= Written task =
Exactly the lines from the line holding "Write a web" to the line holding "const xTitle = 'Gobiernos Locales';", both lines included, are to be echoed; pictures are not.

= Data section =
begin
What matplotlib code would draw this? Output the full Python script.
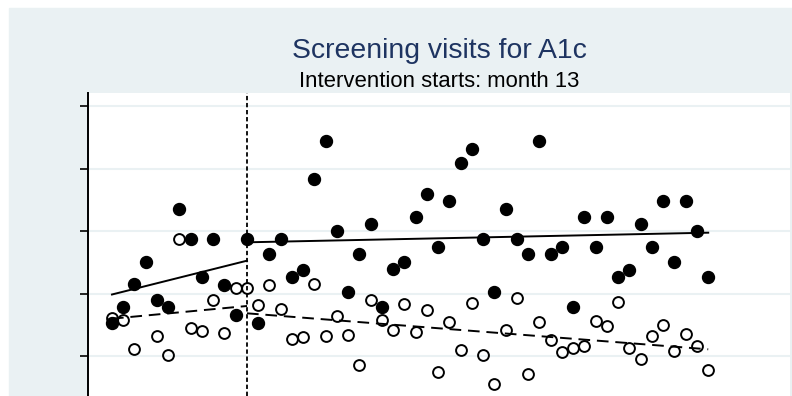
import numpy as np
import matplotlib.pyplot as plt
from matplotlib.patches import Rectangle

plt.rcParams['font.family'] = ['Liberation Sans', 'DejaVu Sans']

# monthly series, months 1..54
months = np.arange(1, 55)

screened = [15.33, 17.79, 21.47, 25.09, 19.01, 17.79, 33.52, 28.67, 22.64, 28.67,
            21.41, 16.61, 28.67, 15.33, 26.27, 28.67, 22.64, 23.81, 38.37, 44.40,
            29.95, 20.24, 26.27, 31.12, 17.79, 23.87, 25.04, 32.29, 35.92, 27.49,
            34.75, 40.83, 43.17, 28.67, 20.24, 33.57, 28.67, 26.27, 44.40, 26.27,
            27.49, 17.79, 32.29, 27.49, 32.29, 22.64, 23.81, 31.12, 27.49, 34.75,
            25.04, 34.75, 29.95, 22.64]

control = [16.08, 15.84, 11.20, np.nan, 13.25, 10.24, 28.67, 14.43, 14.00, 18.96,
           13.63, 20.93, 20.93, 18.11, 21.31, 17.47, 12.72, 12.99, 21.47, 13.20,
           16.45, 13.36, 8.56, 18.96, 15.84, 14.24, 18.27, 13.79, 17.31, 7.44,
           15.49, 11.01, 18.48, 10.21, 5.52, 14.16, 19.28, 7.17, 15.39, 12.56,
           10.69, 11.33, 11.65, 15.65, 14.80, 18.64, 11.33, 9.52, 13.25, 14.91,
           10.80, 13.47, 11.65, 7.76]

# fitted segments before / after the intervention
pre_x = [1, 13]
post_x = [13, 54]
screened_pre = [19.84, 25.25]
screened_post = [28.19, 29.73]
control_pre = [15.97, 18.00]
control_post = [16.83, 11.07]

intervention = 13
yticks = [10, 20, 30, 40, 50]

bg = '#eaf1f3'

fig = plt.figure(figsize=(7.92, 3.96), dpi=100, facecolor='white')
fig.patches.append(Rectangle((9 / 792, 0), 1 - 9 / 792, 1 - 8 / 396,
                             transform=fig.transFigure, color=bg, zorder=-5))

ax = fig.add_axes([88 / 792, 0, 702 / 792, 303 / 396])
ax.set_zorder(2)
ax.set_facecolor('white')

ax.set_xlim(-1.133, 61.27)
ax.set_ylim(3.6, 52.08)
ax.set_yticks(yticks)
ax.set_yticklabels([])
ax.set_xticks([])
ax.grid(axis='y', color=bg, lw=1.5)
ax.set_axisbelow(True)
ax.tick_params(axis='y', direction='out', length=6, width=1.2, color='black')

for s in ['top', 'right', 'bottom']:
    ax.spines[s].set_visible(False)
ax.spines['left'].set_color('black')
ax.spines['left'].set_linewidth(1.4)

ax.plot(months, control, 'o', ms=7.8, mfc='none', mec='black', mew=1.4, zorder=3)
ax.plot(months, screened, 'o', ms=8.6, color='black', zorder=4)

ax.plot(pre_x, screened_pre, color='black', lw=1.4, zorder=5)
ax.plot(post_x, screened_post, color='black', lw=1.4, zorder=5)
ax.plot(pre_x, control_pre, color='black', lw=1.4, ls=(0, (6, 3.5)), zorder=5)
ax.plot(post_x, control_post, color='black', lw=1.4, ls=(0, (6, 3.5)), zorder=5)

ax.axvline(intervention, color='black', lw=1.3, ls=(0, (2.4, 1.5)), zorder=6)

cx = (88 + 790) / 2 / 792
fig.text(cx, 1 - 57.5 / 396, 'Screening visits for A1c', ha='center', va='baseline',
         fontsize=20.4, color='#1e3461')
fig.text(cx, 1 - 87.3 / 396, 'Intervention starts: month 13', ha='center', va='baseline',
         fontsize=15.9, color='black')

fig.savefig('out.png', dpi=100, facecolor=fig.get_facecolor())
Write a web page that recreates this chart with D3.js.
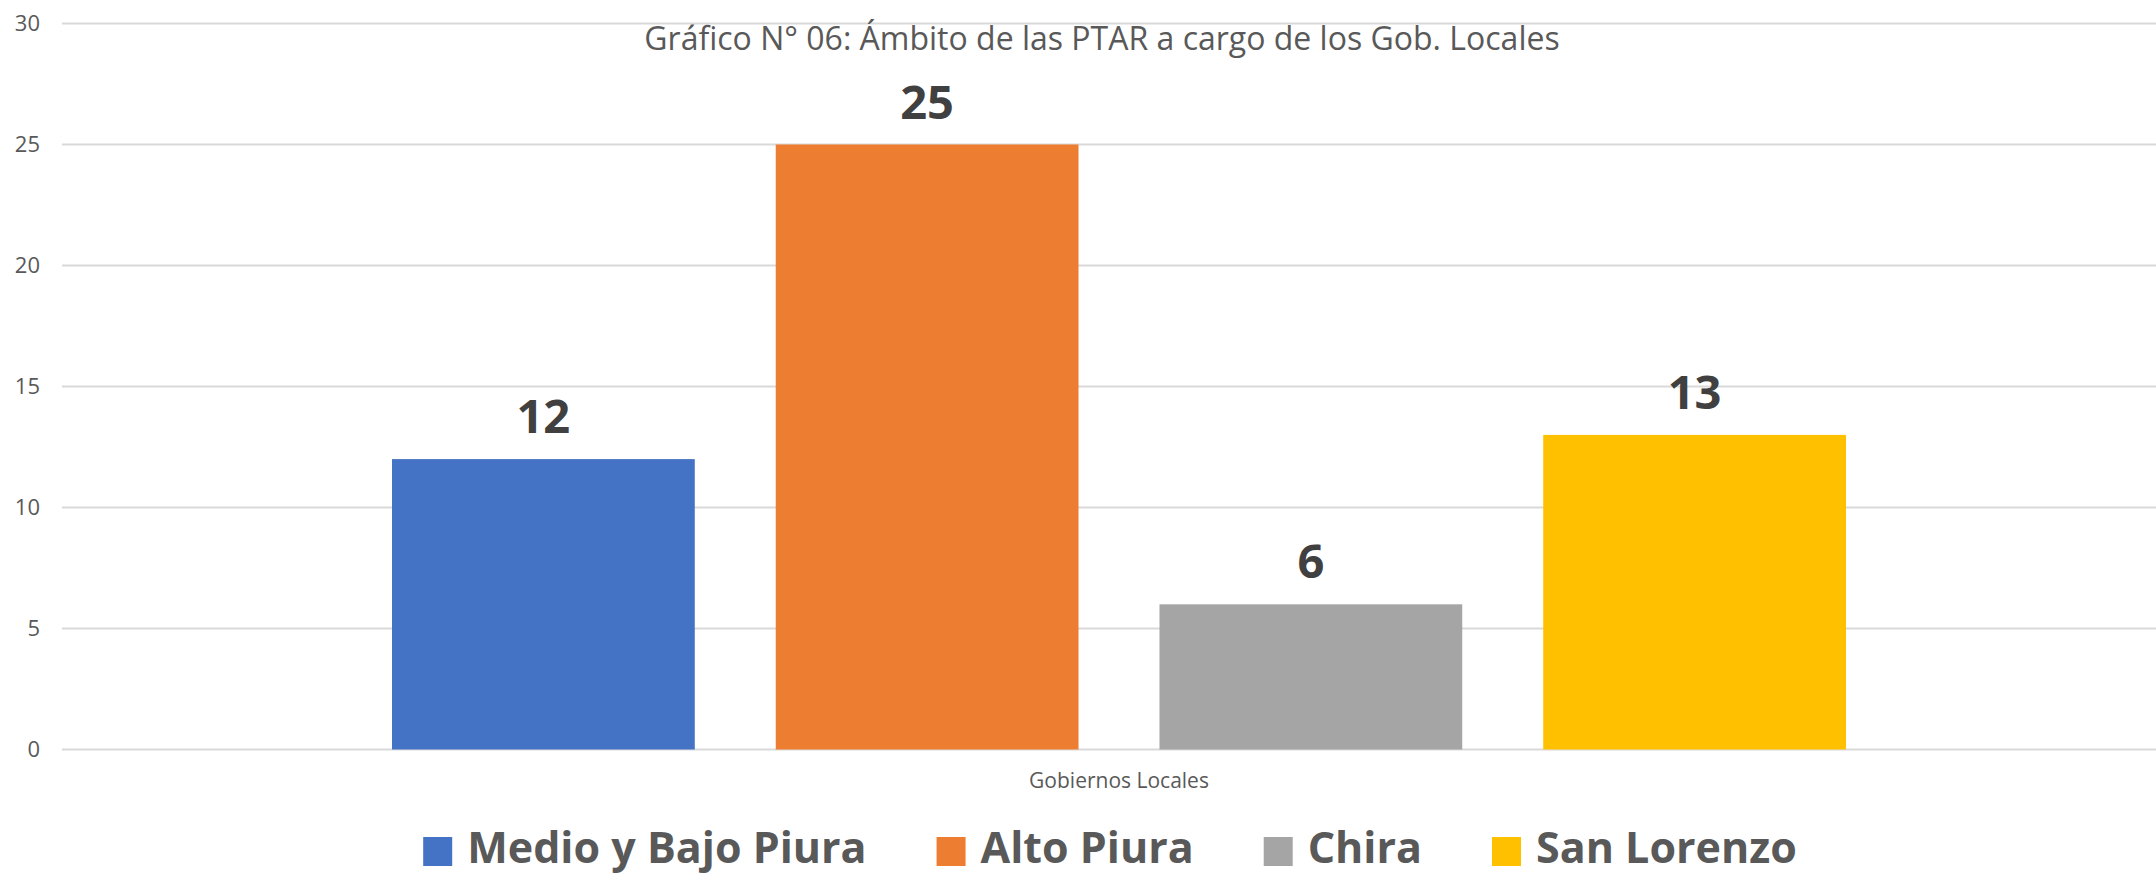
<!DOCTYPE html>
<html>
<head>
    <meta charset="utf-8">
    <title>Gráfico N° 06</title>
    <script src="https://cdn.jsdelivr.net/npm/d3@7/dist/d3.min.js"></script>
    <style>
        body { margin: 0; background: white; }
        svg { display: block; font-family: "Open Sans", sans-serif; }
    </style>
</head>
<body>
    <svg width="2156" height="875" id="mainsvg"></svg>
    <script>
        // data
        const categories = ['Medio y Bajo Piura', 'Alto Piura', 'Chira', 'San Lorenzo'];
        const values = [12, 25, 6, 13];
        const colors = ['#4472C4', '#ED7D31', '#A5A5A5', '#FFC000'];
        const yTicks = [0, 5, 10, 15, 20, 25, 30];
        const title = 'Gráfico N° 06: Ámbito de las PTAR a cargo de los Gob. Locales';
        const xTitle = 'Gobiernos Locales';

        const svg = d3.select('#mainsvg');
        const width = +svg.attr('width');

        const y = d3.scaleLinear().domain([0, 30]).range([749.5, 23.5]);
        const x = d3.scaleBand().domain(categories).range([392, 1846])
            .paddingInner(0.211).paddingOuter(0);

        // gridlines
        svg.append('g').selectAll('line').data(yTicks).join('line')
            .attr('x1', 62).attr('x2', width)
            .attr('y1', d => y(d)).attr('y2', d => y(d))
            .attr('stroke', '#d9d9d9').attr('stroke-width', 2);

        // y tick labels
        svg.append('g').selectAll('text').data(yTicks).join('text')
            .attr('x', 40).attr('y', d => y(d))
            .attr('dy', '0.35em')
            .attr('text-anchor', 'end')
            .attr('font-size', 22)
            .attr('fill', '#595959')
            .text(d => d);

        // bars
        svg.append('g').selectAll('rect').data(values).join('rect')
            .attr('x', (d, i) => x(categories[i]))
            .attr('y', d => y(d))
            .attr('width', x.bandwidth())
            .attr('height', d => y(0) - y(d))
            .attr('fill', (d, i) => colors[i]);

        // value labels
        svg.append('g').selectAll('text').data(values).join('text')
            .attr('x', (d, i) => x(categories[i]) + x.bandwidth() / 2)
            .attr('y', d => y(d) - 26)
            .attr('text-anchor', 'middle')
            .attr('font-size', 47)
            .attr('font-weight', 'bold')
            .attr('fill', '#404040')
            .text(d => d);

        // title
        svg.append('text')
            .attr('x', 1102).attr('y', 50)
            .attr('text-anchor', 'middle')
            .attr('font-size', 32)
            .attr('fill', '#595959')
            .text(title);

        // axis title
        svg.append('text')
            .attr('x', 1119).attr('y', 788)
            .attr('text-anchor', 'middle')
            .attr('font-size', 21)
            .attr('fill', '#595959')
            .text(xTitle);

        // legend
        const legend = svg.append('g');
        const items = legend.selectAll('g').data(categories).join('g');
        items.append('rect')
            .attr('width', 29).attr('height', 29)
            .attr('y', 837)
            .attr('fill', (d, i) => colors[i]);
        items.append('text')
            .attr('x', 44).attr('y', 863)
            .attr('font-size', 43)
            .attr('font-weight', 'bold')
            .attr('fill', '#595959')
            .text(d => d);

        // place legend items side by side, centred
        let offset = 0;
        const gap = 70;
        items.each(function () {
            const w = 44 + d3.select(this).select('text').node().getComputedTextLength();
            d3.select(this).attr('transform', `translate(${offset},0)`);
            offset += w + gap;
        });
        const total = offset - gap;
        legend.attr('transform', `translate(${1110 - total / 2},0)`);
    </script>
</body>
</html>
end
= Complete output =
Write a web page that recreates this chart with D3.js.
<!DOCTYPE html>
<html>
<head>
    <meta charset="utf-8">
    <title>Gráfico N° 06</title>
    <script src="https://cdn.jsdelivr.net/npm/d3@7/dist/d3.min.js"></script>
    <style>
        body { margin: 0; background: white; }
        svg { display: block; font-family: "Open Sans", sans-serif; }
    </style>
</head>
<body>
    <svg width="2156" height="875" id="mainsvg"></svg>
    <script>
        // data
        const categories = ['Medio y Bajo Piura', 'Alto Piura', 'Chira', 'San Lorenzo'];
        const values = [12, 25, 6, 13];
        const colors = ['#4472C4', '#ED7D31', '#A5A5A5', '#FFC000'];
        const yTicks = [0, 5, 10, 15, 20, 25, 30];
        const title = 'Gráfico N° 06: Ámbito de las PTAR a cargo de los Gob. Locales';
        const xTitle = 'Gobiernos Locales';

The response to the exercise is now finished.